Diegetic & Non-Diegetic Audio

Diegetic Audio
Diegetic audio is every sound that belongs to the world itself.
Players feel it without noticing it. Most of the time, audio works subconsciously. It creates tension, comfort, and a sense of danger without the player actively thinking about it.
Even silence can be as important as sound and it can even create a bigger feeling of danger.
Good audio provides constant feedback. It makes the game feel responsive and helps the world feel alive.
Audio can guide the player naturally, without breaking immersion.
Great audio design is often invisible but players immediately notice when it is missing :
- Reverb applied differently depending on the environment gives players a sense of space: whether a room feels large, small, empty, crowded, metallic, or enclosed.
- The exact same event — footsteps or an object falling on the ground — must adapt depending on the context it has been played as the surface material to convince the player that the world around them truly exists.
- A sound repeated dozens, hundreds, or even thousands of times should never be perfectly identical. Tiny variations in volume, pitch, timing, or layering matter enormously. Even when the player does not consciously notice it, the brain does. Exact repetition breaks immersion surprisingly quickly. Just clap your hands several times: no two sounds will ever be exactly the same.
- Audio also gives life to parts of the world the player cannot even see: distant crowds in a city, a siren far away, birds chirping, leaves rustling in the trees. These everyday sounds are essential for immersion. Interestingly, they are often much cheaper to create than visuals since they require no additional 3D assets.
- Similarly, a machine can emit complex beeps and electronic noises to suggest advanced technology without requiring expensive animations or VFX. Once again, sound can reinforce immersion while reducing production costs.
- Audio must also react to the player’s actions. This is essential both for immersion and gameplay readability. If the character grunts after being hit or starts breathing heavily after sprinting for too long, players instinctively understand those situations are dangerous — no tutorial required. Sound becomes an invisible guide.
- Realism is not always the goal. In fact, “cheating” audio often strengthens immersion rather than breaking it.
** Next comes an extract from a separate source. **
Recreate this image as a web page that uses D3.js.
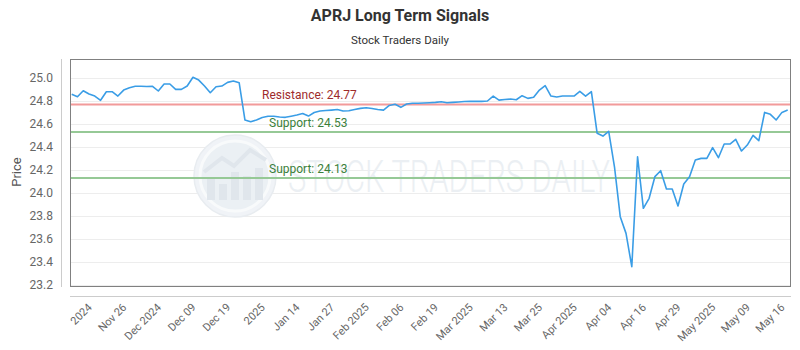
<!DOCTYPE html>
<html><head><meta charset="utf-8">
<script src="https://cdn.jsdelivr.net/npm/d3@7"></script>
<style>
html,body{margin:0;padding:0;background:#fff;}
svg{display:block;font-family:Roboto, "Noto Sans", sans-serif;}
</style></head>
<body><svg id="c" width="800" height="350"></svg>
<script>
const title = "APRJ Long Term Signals";
const subtitle = "Stock Traders Daily";
const prices = [
 24.858, 24.837, 24.889, 24.861, 24.843, 24.806, 24.881, 24.881, 24.843, 24.895,
 24.915, 24.928, 24.928, 24.926, 24.928, 24.887, 24.948, 24.948, 24.901, 24.901,
 24.930, 25.006, 24.982, 24.930, 24.872, 24.924, 24.930, 24.962, 24.974, 24.959,
 24.635, 24.620, 24.635, 24.656, 24.667, 24.667, 24.661, 24.658, 24.668, 24.678,
 24.691, 24.669, 24.700, 24.713, 24.717, 24.721, 24.726, 24.713, 24.715, 24.726,
 24.736, 24.741, 24.735, 24.726, 24.721, 24.761, 24.771, 24.745, 24.774, 24.780,
 24.780, 24.782, 24.785, 24.788, 24.793, 24.785, 24.788, 24.791, 24.795, 24.797,
 24.797, 24.797, 24.800, 24.843, 24.808, 24.813, 24.817, 24.811, 24.846, 24.823,
 24.832, 24.895, 24.933, 24.843, 24.835, 24.843, 24.843, 24.843, 24.884, 24.843,
 24.881, 24.519, 24.495, 24.536, 24.228, 23.794, 23.649, 23.359, 24.315, 23.867,
 23.954, 24.142, 24.194, 24.035, 24.035, 23.887, 24.078, 24.142, 24.287, 24.301,
 24.301, 24.394, 24.307, 24.426, 24.426, 24.467, 24.365, 24.417, 24.501, 24.455,
 24.701, 24.684, 24.635, 24.701, 24.721
];
const xTickLabels = ["2024","Nov 26","Dec 2024","Dec 09","Dec 19","2025","Jan 14","Jan 27","Feb 2025","Feb 06","Feb 19","Mar 2025","Mar 13","Mar 25","Apr 2025","Apr 04","Apr 16","Apr 29","May 2025","May 09","May 16"];
const xTickFirst = 3, xTickEvery = 6;
const yTicks = [23.2, 23.4, 23.6, 23.8, 24.0, 24.2, 24.4, 24.6, 24.8, 25.0];
const levels = [
  {name: "Resistance", value: 24.77},
  {name: "Support", value: 24.53},
  {name: "Support", value: 24.13}
];

const svg = d3.select("#c");
const P = {left: 70, right: 790, top: 59, bottom: 286};
const x = d3.scaleLinear().domain([0, prices.length - 1]).range([71.7, 787.7]);
const y = d3.scaleLinear().domain([23.2, 25.0]).range([285, 78]);

// titles
svg.append("text").attr("x", 400).attr("y", 21).attr("text-anchor", "middle")
  .attr("font-size", 16).attr("font-weight", "bold").attr("fill", "#333").text(title);
svg.append("text").attr("x", 400).attr("y", 44).attr("text-anchor", "middle")
  .attr("font-size", 11.5).attr("fill", "#333").text(subtitle);

// gridlines
svg.append("g").selectAll("line").data(yTicks).join("line")
  .attr("x1", P.left).attr("x2", P.right)
  .attr("y1", d => Math.round(y(d)) + 0.5).attr("y2", d => Math.round(y(d)) + 0.5)
  .attr("stroke", "#ededed").attr("stroke-width", 1);

// watermark
const wm = svg.append("g");
wm.append("circle").attr("cx", 235).attr("cy", 176).attr("r", 41)
  .attr("fill", "#f0f3f7").attr("stroke", "#e8ecf0").attr("stroke-width", 1.5);
wm.append("circle").attr("cx", 235).attr("cy", 176).attr("r", 35)
  .attr("fill", "#ebf0f4").attr("stroke", "#f8fafb").attr("stroke-width", 3);
[[207,178,8,22],[219,184,8,16],[231,172,8,28],[243,176,8,24],[255,168,8,32]].forEach(b=>{
  wm.append("rect").attr("x", b[0]).attr("y", b[1]).attr("width", b[2]).attr("height", b[3]).attr("fill", "#e0e6ec");
});
wm.append("polyline").attr("points", "204,172 222,158 234,166 250,150 266,160")
  .attr("fill", "none").attr("stroke", "#e0e6ec").attr("stroke-width", 4);
wm.append("text").attr("x", 288).attr("y", 192).attr("font-size", 44)
  .attr("textLength", 322).attr("lengthAdjust", "spacingAndGlyphs")
  .attr("fill", "#ebeff3").attr("font-family", "Roboto, sans-serif").attr("font-weight", 300)
  .text("STOCK TRADERS DAILY");

// levels
const lv = svg.append("g");
levels.forEach(l => {
  const isR = l.name === "Resistance";
  lv.append("line").attr("x1", P.left).attr("x2", P.right)
    .attr("y1", y(l.value)).attr("y2", y(l.value))
    .attr("stroke", isR ? "#f29a9a" : "#96c996").attr("stroke-width", 2);
  lv.append("text").attr("x", isR ? 262 : 269).attr("y", y(l.value) - 5)
    .attr("font-size", 12).attr("fill", isR ? "#9e2b2b" : "#3b7f3b")
    .text(l.name + ": " + l.value.toFixed(2));
});

// price line
svg.append("path").datum(prices)
  .attr("d", d3.line().x((d, i) => x(i)).y(d => y(d)))
  .attr("fill", "none").attr("stroke", "#3a9de6").attr("stroke-width", 1.6)
  .attr("stroke-linejoin", "round");

// plot border
svg.append("rect").attr("x", P.left + 0.5).attr("y", P.top + 0.5)
  .attr("width", P.right - P.left).attr("height", P.bottom - P.top)
  .attr("fill", "none").attr("stroke", "#808080").attr("stroke-width", 1);

// y axis
const yAxis = svg.append("g").attr("transform", "translate(61,0)")
  .call(d3.axisLeft(y).tickValues(yTicks).tickFormat(d3.format(".1f")).tickSize(0).tickPadding(8));
yAxis.select(".domain").attr("stroke", "#cccccc").attr("d", `M0.5,${P.top}V${P.bottom + 1}`);
yAxis.selectAll("text").attr("font-size", 12).attr("fill", "#666").attr("font-family", "Roboto, sans-serif");

svg.append("text").attr("transform", "translate(21,172) rotate(-90)")
  .attr("text-anchor", "middle").attr("font-size", 13).attr("fill", "#555").text("Price");

// x axis
const xTickIdx = xTickLabels.map((_, k) => xTickFirst + k * xTickEvery);
const xAxis = svg.append("g").attr("transform", "translate(0,296)")
  .call(d3.axisBottom(x).tickValues(xTickIdx).tickFormat((d, k) => xTickLabels[k]).tickSize(0).tickPadding(0));
xAxis.select(".domain").attr("stroke", "#cccccc").attr("d", `M${P.left},0.5H${P.right + 1}`);
xAxis.selectAll("text")
  .attr("font-size", 11).attr("fill", "#666").attr("font-family", "Roboto, sans-serif")
  .attr("text-anchor", "end").attr("dy", null).attr("y", null)
  .attr("transform", "translate(3,12) rotate(-45)");
</script></body></html>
Imagine the breathing of a terrifying creature nearby. Realistically, you would only hear someone breathing from a few meters away. But exaggerating that sound and letting the player hear it through the next room can build anticipation and tension. Like Chekhov’s gun, the important part is not the event itself, but preparing the audience emotionally beforehand.
Non-Diegetic Audio
Non-diegetic audio refers to sounds that exist for the player, not for the world itself.
- At the very minimum, this includes UI feedback sounds when menus are not diegetic. A simple click confirms that the game registered an action, while a descending or dissonant sound can indicate that an action is forbidden.
- Then comes music.
Personally, I believe music should only exist when it truly adds something. Audio budgets are rarely huge, and “wallpaper music” — constant background music that tells the audience exactly what to feel every second — often weakens emotional impact instead of enhancing it. Strong music should support emotion, not replace it. - Twenty years ago, endlessly looping a short track while the player stayed in an area was acceptable, today it’s not. Players have too many alternatives for that kind of repetition to remain unnoticed. Creating twenty completely different tracks for every area would be far too expensive, so modern game music had to evolve.
- This is where adaptive music systems become fascinating.
There are two major approaches: vertical layering and horizontal layering, and they can be combined together.- Vertical layering treats music like stacked layers of instruments. Depending on gameplay intensity, layers can dynamically appear or disappear. Randomizing certain layers also creates subtle variation between playthroughs.
- Horizontal layering works more like assembling a train from different wagons. Musical segments are chained together dynamically, reusing and recombining pieces to generate variation. Segments can also be grouped by intensity level, allowing the system to adapt organically to gameplay. With these systems, it becomes possible to create hours of evolving music without obvious repetition.
- Narrator voices are much rarer in games than in films because player actions constantly alter the flow of events, making narration difficult to adapt dynamically. That is precisely why The Stanley Parable works so brilliantly: the narration intentionally plays with the player and breaks the fourth wall in clever ways.
- Narration can also place the player directly at the center of the story itself, almost like the game is speaking to them personally. This is one of the reasons I often recommend Moss in VR.
- Voice narration can also replace traditional written tutorials that many players simply skip. A great example of this is A Fisherman’s Tale, where guidance feels natural and integrated into the experience.
Conclusion

In game production, audio teams often arrive very late in development and are forced to adapt to everything that already exists. Ironically, involving audio from day one would usually be cheaper while also improving storytelling, player guidance, immersion, and emotional intensity.
A game can absolutely exist without non-diegetic audio. Many great games barely use music at all.
But a game without diegetic audio — without a living world — is almost unthinkable. It would feel as incomplete as a game without visuals.
So when budgets are limited — and they almost always are — prioritization becomes essential.
Build the cake first. Then add the frosting. And then, if you have the budget, add the cherry on the top.
And finally: music may only represent a small percentage of the overall audio workload, but it often represents a very large part of the budget due to original composition, recording, performers, and licensing rights.